US agency to locate surfers by IP address...

Submitted by admin on Mon, 2005-10-24 23:47.

The US National Security Agency has been granted a patent for technology that can provide the rough physical location of internet users based on their IP address.

Granted last month, the patent application outlines how the geographic location of internet users could be used to "measure the effectiveness of advertising across geographic regions" or flag a password that "could be noted or disabled if not used from or near the appropriate location".

The technology appears to be based on measuring the 'latency' (the time lag between computers exchanging data) of "numerous" locations on the internet and building a "network latency topology map".

The location is then estimated based on how long it takes a known computer to connect to the unknown one.

But the system does not work for dial-up connections, users of which can only be traced to their internet service provider.
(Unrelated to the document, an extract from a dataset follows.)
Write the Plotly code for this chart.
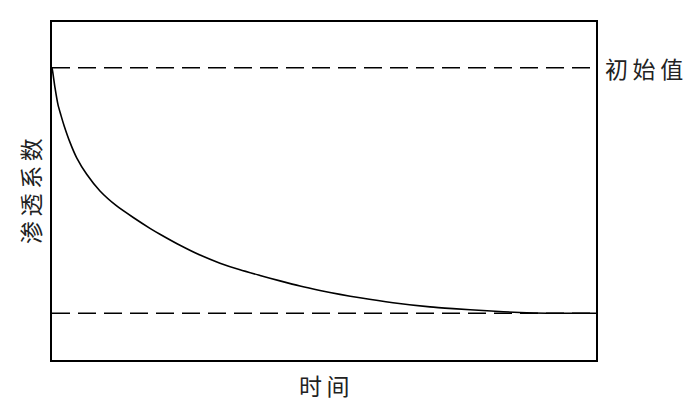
import plotly.graph_objects as go

# Curve values (time in % of span, normalized permeability)
time_vals = [0, 0.18, 0.55, 1.10, 1.65, 2.21, 3.31, 4.54, 6.38, 8.82, 11.89, 14.94, 18.01,
             19.85, 23.53, 27.21, 30.88, 34.56, 38.24, 41.91, 45.59, 49.26, 52.94, 56.62,
             62.68, 69.49, 73.71, 79.96, 86.03, 90.99, 95.22, 100]
perm_vals = [1.0, 0.976, 0.919, 0.850, 0.806, 0.765, 0.696, 0.633, 0.566, 0.498, 0.437, 0.390, 0.346,
             0.322, 0.277, 0.237, 0.204, 0.177, 0.154, 0.132, 0.111, 0.093, 0.077, 0.063,
             0.043, 0.026, 0.019, 0.010, 0.003, 0.0, 0.0, 0.0]
initial_value = 1.0
final_value = 0.0
x_title = "时间"
y_title = "渗透系数"
init_label = "初始值"

font_family = "Noto Sans CJK SC"
sp = "\u2009"

fig = go.Figure()
fig.add_trace(go.Scatter(x=time_vals, y=perm_vals, mode="lines",
                         line=dict(color="black", width=1.6, shape="spline", smoothing=0.6),
                         hoverinfo="skip", showlegend=False))
for v in (initial_value, final_value):
    fig.add_trace(go.Scatter(x=[0, 100], y=[v, v], mode="lines",
                             line=dict(color="black", width=1.5, dash="18px,8px"),
                             hoverinfo="skip", showlegend=False))

txt_font = dict(family=font_family, size=23, color="#222")
fig.add_annotation(x=1, xref="paper", xanchor="left", xshift=7, y=initial_value, yref="y",
                   text=sp.join(init_label), showarrow=False, font=txt_font)
fig.add_annotation(x=0, xref="paper", xanchor="center", xshift=-22, y=0.5, yref="paper",
                   text=sp.join(y_title), textangle=-90, showarrow=False, font=txt_font)
fig.add_annotation(x=0.5, xref="paper", y=0, yref="paper", yanchor="top", yshift=-6,
                   text=sp.join(x_title), showarrow=False, font=txt_font)

axis_common = dict(showgrid=False, zeroline=False, showticklabels=False, ticks="",
                   showline=True, linecolor="black", linewidth=1.6, mirror=True)
fig.update_xaxes(range=[0, 100], **axis_common)
fig.update_yaxes(range=[(final_value - initial_value) * 47 / 247, (initial_value - final_value) * 293 / 247],
                 **axis_common)
# page body has an 8px margin, so the figure is 8px smaller on each axis
fig.update_layout(width=692, height=394, margin=dict(l=44, r=104, t=12, b=42),
                  plot_bgcolor="white", paper_bgcolor="white")

fig.write_html("out.html")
The technology is known generically as 'geo-targetting' and is already used by online advertisers to target ads at specific regions.

"This is interesting but it is hard to see a commercial application at the moment as it may be very expensive to use," said Andy Clark, director at IT forensic firm Inforenz . "It also depends on using the Whois database and relies on that being up to date."

The Whois database is held by the Internet Corporation for assigned Names and Numbers and is updated by ISPs.

Currently lawyers must apply to the courts to gain a warrant to request an ISP to retrieve records that give details on users of accounts.